The hour I spent with the 26-year-old having job troubles felt like 10 hours. “Jack’s” dad had asked me to talk with his son as a favor. “He can’t find the right job. He’s had a run of bad luck. Can you help him? Please?”
Jack explained he’d been laid off from his first job during the pandemic, got caught up in the hiring frenzy that came after, but then never found the “right job.” He’d had four. “You just can’t trust a boss,” he said. He told me how each of his bosses had lied to him, had made promises but never kept them.
Jack had a new job, but didn’t plan to go the extra mile in it, because “why bother?” When I asked him if some of his colleagues worked hard, he said, “The ones who do burn out.”
Jack had also given up forming friendships with coworkers. When I asked why, he said that they said one thing to him in private but sang a different tune when talking to their boss. Besides, he said, “Half of them will be gone within the year, to new jobs.”
“So, you don’t want to believe in a boss’s lies.

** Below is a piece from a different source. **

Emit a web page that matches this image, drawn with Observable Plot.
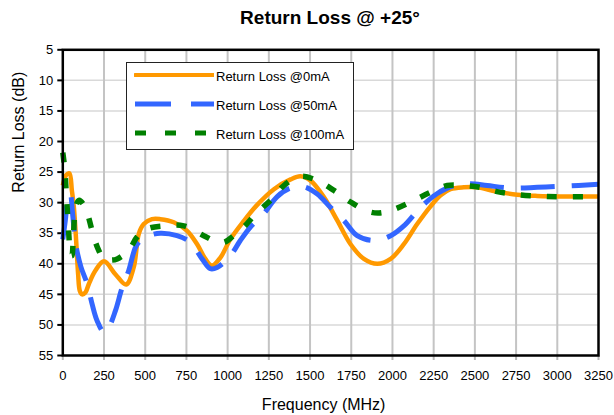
<!DOCTYPE html>
<html>
<head>
<meta charset="utf-8">
<script src="https://cdn.jsdelivr.net/npm/d3@7"></script>
<script src="https://cdn.jsdelivr.net/npm/@observablehq/plot@0.6"></script>
<style>
  body { margin: 0; background: white; font-family: "Liberation Sans", Arial, sans-serif; }
  #wrap { position: relative; width: 614px; height: 415px; background: white; overflow: hidden; }
  #title { height: 36px; line-height: 36px; font-size: 19px; font-weight: bold; text-align: center; padding-left: 46px; box-sizing: border-box; width: 614px; color: #000; }
  #legend { position: absolute; left: 126px; top: 62px; width: 228px; height: 88px; border: 1.3px solid #222; background: white; box-sizing: border-box; }
  .item { position: absolute; left: 0; height: 20px; width: 226px; }
  .item svg { position: absolute; left: 7px; top: 0; }
  .item span { position: absolute; left: 89px; top: 2px; font-size: 13px; line-height: 20px; color: #000; white-space: nowrap; }
</style>
</head>
<body>
<div id="wrap">
  <div id="title">Return Loss @ +25°</div>
  <div id="chart"></div>
  <div id="legend"></div>
</div>
<script>
// ---- data ----
const xTicks = [0, 250, 500, 750, 1000, 1250, 1500, 1750, 2000, 2250, 2500, 2750, 3000, 3250];
const yTicks = [5, 10, 15, 20, 25, 30, 35, 40, 45, 50, 55];
const seriesNames = ["Return Loss @0mA", "Return Loss @50mA", "Return Loss @100mA"];

const freq0mA = [0, 20, 40, 55, 67, 81, 93, 103, 117, 137, 158, 198, 250, 319, 384, 430, 461, 491, 541, 592, 673, 754, 815, 865, 905, 956, 1016, 1098, 1178, 1281, 1382, 1442, 1503, 1584, 1665, 1746, 1827, 1908, 1989, 2069, 2150, 2231, 2292, 2352, 2433, 2514, 2635, 2757, 2878, 3040, 3250];
const rl0mA = [27.2, 25.5, 25.2, 28, 30.7, 36.2, 41.7, 44.4, 45, 44.7, 43.3, 41.1, 39.6, 41.7, 43.4, 40.6, 35.1, 33.5, 32.7, 32.7, 33.2, 34.6, 36.8, 39.2, 40.3, 39, 36, 33, 30.4, 27.8, 26.2, 25.7, 26.4, 29.1, 32.9, 36.8, 39.2, 40, 39.2, 36.8, 33.5, 30.6, 28.8, 27.8, 27.5, 27.5, 28.2, 28.7, 28.9, 29, 29];

const freq50mA = [0, 15, 30, 45, 60, 80, 110, 148, 178, 208, 250, 279, 319, 360, 400, 441, 471, 521, 592, 693, 774, 845, 895, 936, 1016, 1077, 1138, 1219, 1301, 1382, 1463, 1544, 1625, 1705, 1786, 1887, 1989, 2069, 2170, 2272, 2373, 2474, 2575, 2716, 2878, 3040, 3250];
const rl50mA = [36, 33, 29.5, 28.5, 32, 37, 40.5, 43.3, 46.6, 49.3, 51.2, 50.4, 47.7, 43.9, 41.1, 37.3, 36.2, 35.4, 35, 35.4, 36.5, 39.2, 40.8, 40.6, 38.7, 36.2, 34, 31.8, 29, 27.6, 27.4, 28.6, 30.8, 32.9, 35.4, 36.2, 35.4, 33.8, 30.8, 28.5, 27.2, 26.9, 27.2, 27.6, 27.5, 27.3, 27];

const freq100mA = [0, 12, 20, 27, 36, 45, 55, 65, 80, 100, 125, 150, 175, 210, 250, 290, 330, 400, 451, 511, 612, 734, 855, 915, 976, 1036, 1098, 1168, 1269, 1341, 1443, 1544, 1645, 1746, 1847, 1918, 1999, 2110, 2231, 2332, 2433, 2534, 2635, 2757, 2939, 3250];
const rl100mA = [21.8, 24.5, 28, 31, 35, 38, 38.7, 35, 30.5, 29.6, 30.3, 31.8, 34.3, 37.3, 39.2, 39.4, 39.2, 37.8, 35.6, 34.3, 33.8, 33.8, 35.4, 36.2, 36.5, 35.4, 34, 31.9, 29.4, 27.2, 25.7, 26.4, 28, 29.9, 31.4, 31.7, 31.2, 29.9, 28.3, 27.2, 27.2, 27.5, 28.2, 28.7, 29, 29];

const colors = ["#FF9900", "#3366FF", "#008000"];
const widths = [4.5, 5, 5.5];
const dashes = [null, "34,17", "10,16"];

// ---- build tables ----
const toRows = (fs, vs) => fs.map((f, i) => ({f, db: vs[i]}));
const rows = [toRows(freq0mA, rl0mA), toRows(freq50mA, rl50mA), toRows(freq100mA, rl100mA)];

const xGrid = xTicks.slice(1, -1);
const yGrid = yTicks.slice(1, -1);

const chart = Plot.plot({
  width: 614,
  height: 379,
  marginTop: 13.3,
  marginLeft: 62.3,
  marginRight: 16,
  marginBottom: 60,
  style: {fontFamily: "Liberation Sans, Arial, sans-serif", fontSize: "13px", background: "white", overflow: "visible", color: "black"},
  x: {domain: [0, 3250]},
  y: {domain: [5, 55], reverse: true},
  marks: [
    Plot.ruleY(yGrid, {stroke: "#d9d9d9", strokeWidth: 1.5}),
    Plot.ruleX(xGrid, {stroke: "#c4c4c4", strokeWidth: 2}),
    Plot.axisX({ticks: xTicks, tickSize: 5, tickPadding: 10, stroke: "#b8b8b8", strokeWidth: 2, fill: "black", fontSize: 13, label: null, tickFormat: d => String(d)}),
    Plot.axisY({ticks: yTicks, tickSize: 5, tickPadding: 4.5, stroke: "black", strokeWidth: 2, fill: "black", fontSize: 13, label: null, tickFormat: d => String(d)}),
    ...rows.map((r, i) => Plot.line(r, {x: "f", y: "db", stroke: colors[i], strokeWidth: widths[i], strokeDasharray: dashes[i], curve: "catmull-rom", strokeLinecap: "butt", strokeLinejoin: "round"})),
    Plot.frame({stroke: "black", strokeWidth: 2.5}),
    Plot.text(["Frequency (MHz)"], {text: d => d, frameAnchor: "bottom", dy: 49, dx: -7, fontSize: 16, lineAnchor: "middle", fill: "black"}),
    Plot.text(["Return Loss (dB)"], {text: d => d, frameAnchor: "left", dx: -44, dy: -10, rotate: -90, fontSize: 16, lineAnchor: "middle", fill: "black"})
  ]
});
document.getElementById("chart").appendChild(chart);

// ---- legend ----
const legend = document.getElementById("legend");
const rowTops = [2, 31, 60];
seriesNames.forEach((name, i) => {
  const item = document.createElement("div");
  item.className = "item";
  item.style.top = rowTops[i] + "px";
  const svg = d3.create("svg").attr("width", 80).attr("height", 20);
  svg.append("line")
    .attr("x1", 1).attr("x2", 80).attr("y1", 10).attr("y2", 10)
    .attr("stroke", colors[i]).attr("stroke-width", i === 0 ? 4 : 5)
    .attr("stroke-dasharray", i === 0 ? null : (i === 1 ? "36,20" : "11,19"))
    .attr("stroke-linecap", i === 0 ? "round" : "butt");
  item.appendChild(svg.node());
  const span = document.createElement("span");
  span.textContent = name;
  item.appendChild(span);
  legend.appendChild(item);
});
</script>
</body>
</html>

You don’t want to form coworker friendships because they’ll leave. You don’t want to give your all at work and burn yourself out. Is that an accurate summary?” I asked.
After Jack told me yes, he sat back, looking smug. He felt he’d transferred his problem to me and asked, “So what’s what the magic bullet?”
But the problem wasn’t mine to fix; it was Jack’s. For whatever reason, maybe bad management or perhaps his own unwillingness to give new situations and people a chance, Jack had mired himself in cynicism. So have an astounding number of employees. According to Gallup’s 2024 State of the Global Workplace survey, 48% of current employees qualify as somewhat cynical. The picture others see when they view these employees includes “demotivation, pessimism, giving up, disengagement, indifference, hopelessness, anger, numbness, underperformance, feeling stuck, or a loss of trust.”
The toll on individuals who allow cynicism to take root can be devastating. Actions that might bring energy and new hope seem fruitless to the cynic, and the cynic sinks further into negativity. If cynicism was a pill, no one would swallow it, knowing it was poison. But Jack had. So, I told him what he already knew and asked him a question. “You don’t try to make things better, because then you won’t feel bad when your efforts don’t succeed. You’ve decided it’s easier to give up than to try. That keeps you from losing. What do you win?”
He didn’t have an answer. The truth? Cynics don’t win. Research has found “cynics earn less money, report lower job satisfaction, and are less likely to be elevated to leadership positions.”
I told Jack he had a choice. He didn’t have to believe in others. He needed to restore his belief in himself. “If working for someone else isn’t working for you, work for yourself. Start your own business. Don’t you have a dream of something you want to accomplish? Or do you want to keep doing the bare minimum, which won’t work for your employer, and won’t work for you either?”
My “this is on you” message got through to Jack. He started an online business where he answers to himself.